— begin Information given —

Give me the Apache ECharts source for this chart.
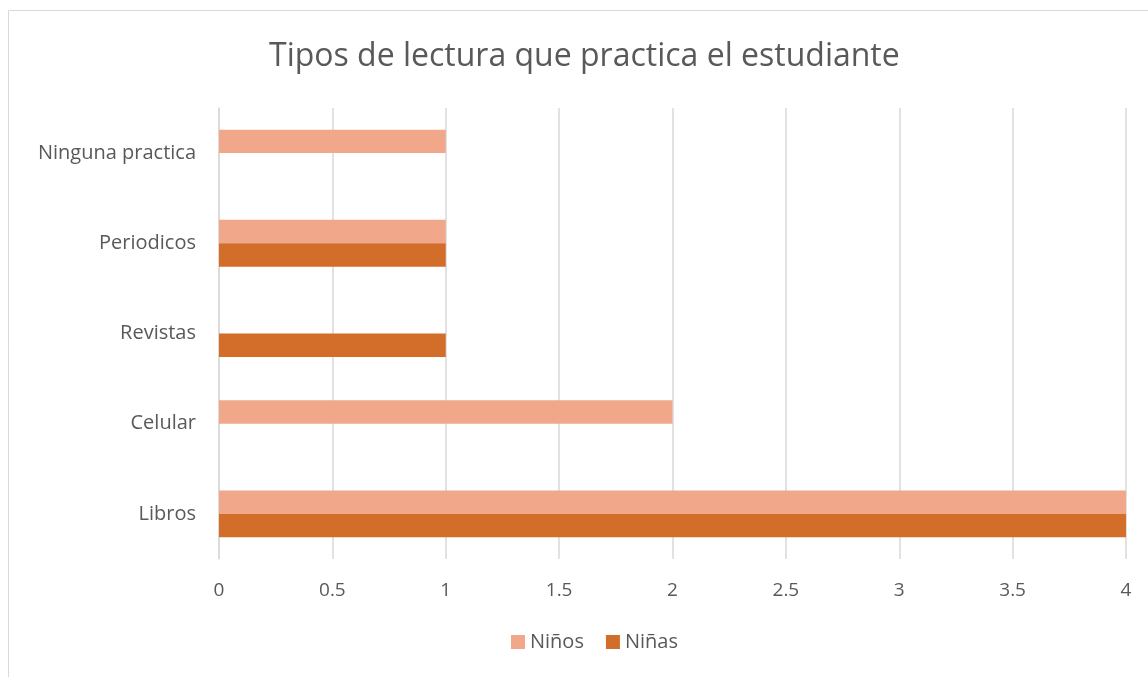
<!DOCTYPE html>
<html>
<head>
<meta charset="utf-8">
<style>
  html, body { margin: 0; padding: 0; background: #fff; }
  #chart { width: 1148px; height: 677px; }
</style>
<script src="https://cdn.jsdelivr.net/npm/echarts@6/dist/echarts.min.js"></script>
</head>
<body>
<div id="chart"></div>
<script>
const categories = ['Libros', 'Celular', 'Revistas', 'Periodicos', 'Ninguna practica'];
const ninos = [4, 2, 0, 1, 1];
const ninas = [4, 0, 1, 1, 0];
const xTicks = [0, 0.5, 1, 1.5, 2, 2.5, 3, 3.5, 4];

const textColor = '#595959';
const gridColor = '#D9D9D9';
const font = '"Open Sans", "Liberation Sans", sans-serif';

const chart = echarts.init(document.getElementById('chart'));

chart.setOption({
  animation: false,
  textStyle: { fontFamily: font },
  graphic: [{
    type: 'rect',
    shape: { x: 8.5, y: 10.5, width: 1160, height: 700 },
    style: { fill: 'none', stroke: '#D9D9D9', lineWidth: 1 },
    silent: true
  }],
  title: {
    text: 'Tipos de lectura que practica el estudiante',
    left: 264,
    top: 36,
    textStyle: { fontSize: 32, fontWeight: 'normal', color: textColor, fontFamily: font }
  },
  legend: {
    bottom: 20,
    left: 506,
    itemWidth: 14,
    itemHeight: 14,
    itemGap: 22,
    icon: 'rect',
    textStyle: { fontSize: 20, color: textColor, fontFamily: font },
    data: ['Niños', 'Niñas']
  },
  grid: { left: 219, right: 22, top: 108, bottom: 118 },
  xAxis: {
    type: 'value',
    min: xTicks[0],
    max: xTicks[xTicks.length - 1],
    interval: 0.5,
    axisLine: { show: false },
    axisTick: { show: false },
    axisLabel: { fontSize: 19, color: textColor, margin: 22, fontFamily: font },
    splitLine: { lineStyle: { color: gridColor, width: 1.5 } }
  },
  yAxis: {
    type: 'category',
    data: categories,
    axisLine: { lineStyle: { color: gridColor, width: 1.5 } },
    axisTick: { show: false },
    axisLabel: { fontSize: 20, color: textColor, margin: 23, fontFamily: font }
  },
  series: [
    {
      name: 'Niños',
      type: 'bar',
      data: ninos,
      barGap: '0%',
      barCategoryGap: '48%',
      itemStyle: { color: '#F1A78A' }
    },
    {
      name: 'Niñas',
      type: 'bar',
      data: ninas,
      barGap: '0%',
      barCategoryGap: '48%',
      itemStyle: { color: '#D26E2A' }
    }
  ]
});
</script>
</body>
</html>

— end Information given —
— begin Information given —

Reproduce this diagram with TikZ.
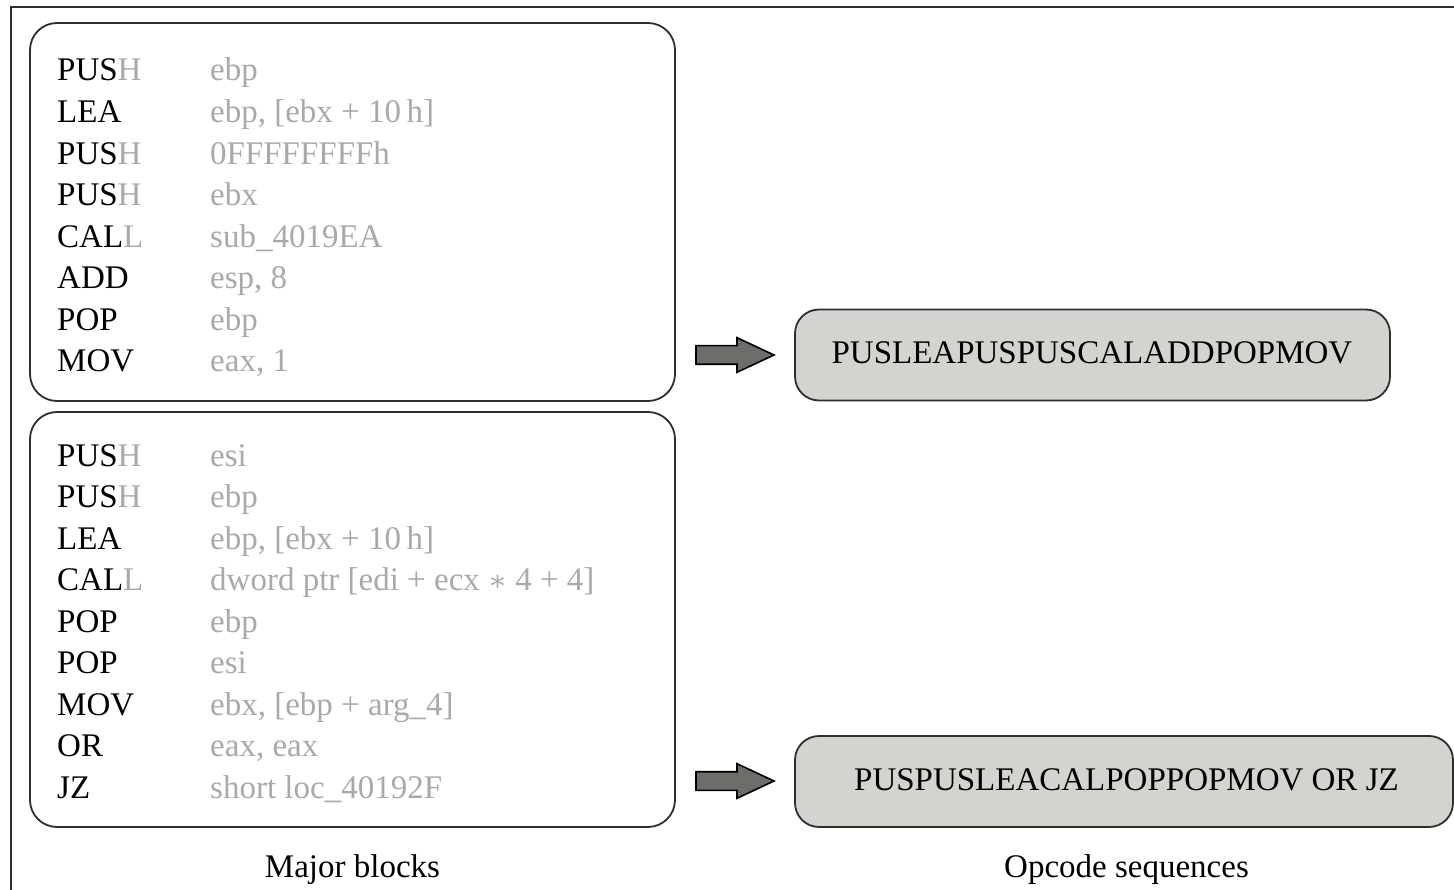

— end Information given —

Work instructions:
Give again, word for word, the part that opens with the line containing "Give me the" and closes with the one containing "const chart = echarts.init(document.getElementById('chart'));". Include both of those lines and skip all pictures.

Problem solution:
Give me the Apache ECharts source for this chart.
<!DOCTYPE html>
<html>
<head>
<meta charset="utf-8">
<style>
  html, body { margin: 0; padding: 0; background: #fff; }
  #chart { width: 1148px; height: 677px; }
</style>
<script src="https://cdn.jsdelivr.net/npm/echarts@6/dist/echarts.min.js"></script>
</head>
<body>
<div id="chart"></div>
<script>
const categories = ['Libros', 'Celular', 'Revistas', 'Periodicos', 'Ninguna practica'];
const ninos = [4, 2, 0, 1, 1];
const ninas = [4, 0, 1, 1, 0];
const xTicks = [0, 0.5, 1, 1.5, 2, 2.5, 3, 3.5, 4];

const textColor = '#595959';
const gridColor = '#D9D9D9';
const font = '"Open Sans", "Liberation Sans", sans-serif';

const chart = echarts.init(document.getElementById('chart'));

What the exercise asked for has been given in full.